Materials provided:
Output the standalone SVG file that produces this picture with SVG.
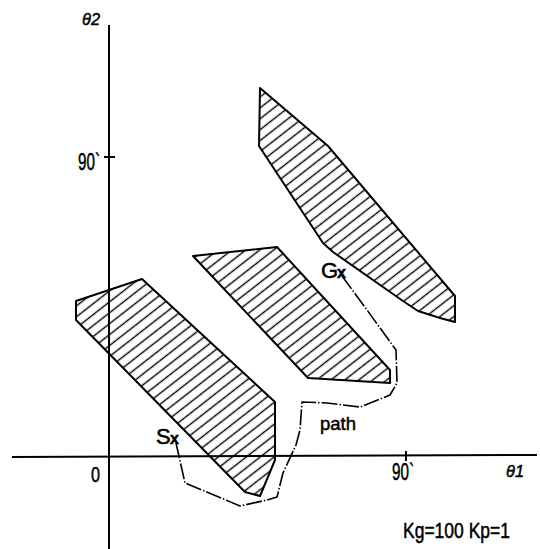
<svg xmlns="http://www.w3.org/2000/svg" width="540" height="549" viewBox="0 0 540 549">
<defs>
<pattern id="hatch" patternUnits="userSpaceOnUse" width="12" height="8.6" patternTransform="rotate(-38)">
<line x1="0" y1="4.3" x2="12" y2="4.3" stroke="#000" stroke-width="1.4"/>
</pattern>
<style>
.obst{fill:url(#hatch);stroke:#000;stroke-width:2;stroke-linejoin:round}
.axis{stroke:#000;stroke-width:2;fill:none}
.path{stroke:#000;stroke-width:1.6;fill:none;stroke-dasharray:16 2 1.5 2;stroke-linejoin:round}
.lbl{font-family:"Liberation Sans",Arial,sans-serif;fill:#000;stroke:#000;stroke-width:0.5}
</style>
</defs>
<rect width="540" height="549" fill="#fff"/>
<g id="axes">
<line class="axis" x1="109" y1="25" x2="109" y2="549"/>
<line class="axis" x1="12" y1="457" x2="537" y2="455"/>
<line class="axis" x1="104" y1="157" x2="115" y2="157"/>
<line class="axis" x1="406" y1="451" x2="406" y2="461"/>
</g>
<g id="obstacle-top">
<polygon class="obst" points="260,88 328,146 455,296 455,322 440,318 418,311 403,301 333,252 323,243 259,146"/>
</g>
<g id="obstacle-middle">
<polygon class="obst" points="193,256 277,247 390,370 390,383 308,378"/>
</g>
<g id="obstacle-left">
<polygon class="obst" points="76,301 142,279 275,402 275,460 260,496 245,492 76,320"/>
</g>
<g id="connectors">
<polyline class="path" points="342,276 367,310 396,350 397,383 390,395 360,407 327,403 302,402 300,430 296,445 283,473 277,497 267,500 240,506 202,490 185,483 176,443"/>
</g>
<g id="labels">
<text class="lbl" x="82" y="25" font-size="17" font-style="italic" textLength="18" lengthAdjust="spacingAndGlyphs">θ2</text>
<text class="lbl" x="78" y="170" font-size="24" textLength="22" lengthAdjust="spacingAndGlyphs">90`</text>
<text class="lbl" x="91" y="482" font-size="22" textLength="9" lengthAdjust="spacingAndGlyphs">0</text>
<text class="lbl" x="392" y="480" font-size="24" textLength="22" lengthAdjust="spacingAndGlyphs">90`</text>
<text class="lbl" x="506" y="477" font-size="17" font-style="italic" textLength="18" lengthAdjust="spacingAndGlyphs">θ1</text>
<text class="lbl" x="403" y="538" font-size="22" textLength="107" lengthAdjust="spacingAndGlyphs">Kg=100 Kp=1</text>
<text class="lbl" x="156" y="444" font-size="22">S<tspan x="170" font-size="16" font-weight="bold">x</tspan></text>
<text class="lbl" x="321" y="278" font-size="22">G<tspan x="337" font-size="16" font-weight="bold">x</tspan></text>
<text class="lbl" x="320" y="430" font-size="19" textLength="36" lengthAdjust="spacingAndGlyphs">path</text>
</g>
</svg>
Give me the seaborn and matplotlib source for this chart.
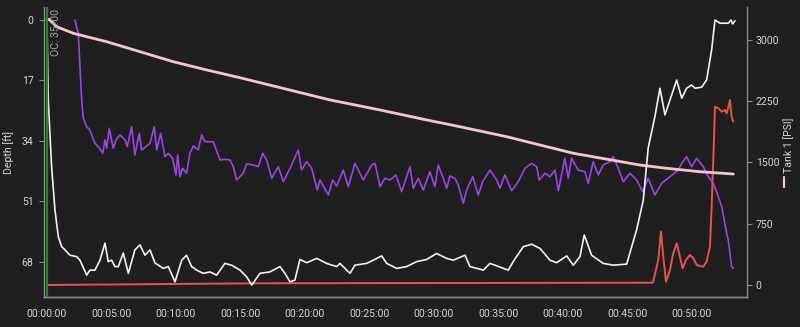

Work instructions: Copy the whole listing above word for word but do not carry over the pictures.

Worked solution:
Output the standalone SVG file that produces this picture with SVG.
<svg xmlns="http://www.w3.org/2000/svg" width="540" height="549" viewBox="0 0 540 549">
<defs>
<pattern id="hatch" patternUnits="userSpaceOnUse" width="12" height="8.6" patternTransform="rotate(-38)">
<line x1="0" y1="4.3" x2="12" y2="4.3" stroke="#000" stroke-width="1.4"/>
</pattern>
<style>
.obst{fill:url(#hatch);stroke:#000;stroke-width:2;stroke-linejoin:round}
.axis{stroke:#000;stroke-width:2;fill:none}
.path{stroke:#000;stroke-width:1.6;fill:none;stroke-dasharray:16 2 1.5 2;stroke-linejoin:round}
.lbl{font-family:"Liberation Sans",Arial,sans-serif;fill:#000;stroke:#000;stroke-width:0.5}
</style>
</defs>
<rect width="540" height="549" fill="#fff"/>
<g id="axes">
<line class="axis" x1="109" y1="25" x2="109" y2="549"/>
<line class="axis" x1="12" y1="457" x2="537" y2="455"/>
<line class="axis" x1="104" y1="157" x2="115" y2="157"/>
<line class="axis" x1="406" y1="451" x2="406" y2="461"/>
</g>
<g id="obstacle-top">
<polygon class="obst" points="260,88 328,146 455,296 455,322 440,318 418,311 403,301 333,252 323,243 259,146"/>
</g>
<g id="obstacle-middle">
<polygon class="obst" points="193,256 277,247 390,370 390,383 308,378"/>
</g>
<g id="obstacle-left">
<polygon class="obst" points="76,301 142,279 275,402 275,460 260,496 245,492 76,320"/>
</g>
<g id="connectors">
<polyline class="path" points="342,276 367,310 396,350 397,383 390,395 360,407 327,403 302,402 300,430 296,445 283,473 277,497 267,500 240,506 202,490 185,483 176,443"/>
</g>
<g id="labels">
<text class="lbl" x="82" y="25" font-size="17" font-style="italic" textLength="18" lengthAdjust="spacingAndGlyphs">θ2</text>
<text class="lbl" x="78" y="170" font-size="24" textLength="22" lengthAdjust="spacingAndGlyphs">90`</text>
<text class="lbl" x="91" y="482" font-size="22" textLength="9" lengthAdjust="spacingAndGlyphs">0</text>
<text class="lbl" x="392" y="480" font-size="24" textLength="22" lengthAdjust="spacingAndGlyphs">90`</text>
<text class="lbl" x="506" y="477" font-size="17" font-style="italic" textLength="18" lengthAdjust="spacingAndGlyphs">θ1</text>
<text class="lbl" x="403" y="538" font-size="22" textLength="107" lengthAdjust="spacingAndGlyphs">Kg=100 Kp=1</text>
<text class="lbl" x="156" y="444" font-size="22">S<tspan x="170" font-size="16" font-weight="bold">x</tspan></text>
<text class="lbl" x="321" y="278" font-size="22">G<tspan x="337" font-size="16" font-weight="bold">x</tspan></text>
<text class="lbl" x="320" y="430" font-size="19" textLength="36" lengthAdjust="spacingAndGlyphs">path</text>
</g>
</svg>
Give me the seaborn and matplotlib source for this chart.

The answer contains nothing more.